5.1 Are there any storage technologies that have a significant export potential?

5.2 For which technologies does UK have existing research or industrial capacity?

5.3 Is the Government doing enough to support the industry to grow?


Britain will reach a high penetration of variable renewables faster than many global competitors. Experience gained effectively managing a variable grid, both in terms of the technologies deployed and policy mechanisms developed to incentivise these, will be valuable elsewhere. Britain is already leading on hydrogen storage (due to its industrial heritage, geography and geology), LAES, battery deployment and innovative longer duration batteries. This export potential will ripple out to benefit related service industries (consultancy, legal and financial).


  1. Beyond the cost, what major barriers exist to its successful scale-up?

Are there sufficient training schemes ensure the UK has a sufficient workforce?


Industry is not confident that a robust pipeline for skilled workers has been established.
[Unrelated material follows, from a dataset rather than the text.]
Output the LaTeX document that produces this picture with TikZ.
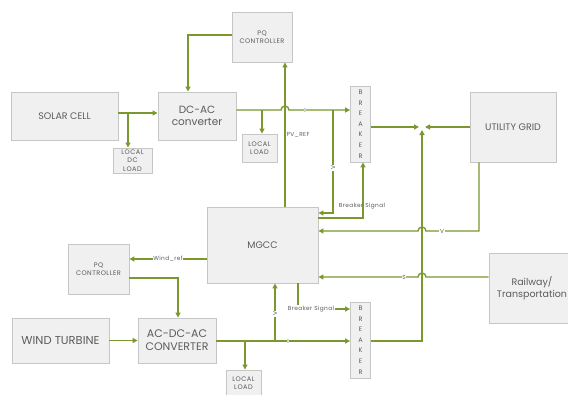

To build out supply chains and skills at scale, Energy UK recommends:

i)                   Government provides further clarity on its approach

ii)                 Government, Ofgem, and National Grid ESO ensure appropriate routes to market, at an appropriate scale, to incentivise private investment.

iii)               Government retargets existing skills funding toward related industries.


  1. How long is it likely to take to develop the necessary infrastructure?

What steps should the Government take now?

Can the UK learn from other countries with successful policies/ pilot projects?


Delivering support for technologies that are ‘shovel ready’ while developing market signals and innovation projects for other technologies to emerge, will help to deliver a range of technologies at scale, maintaining a diverse range of flexibility sources to balance the system effectively.


11 September 2023

[1] Note: storage requirements are typically given in both storage capacity (GW) and volume (GWh).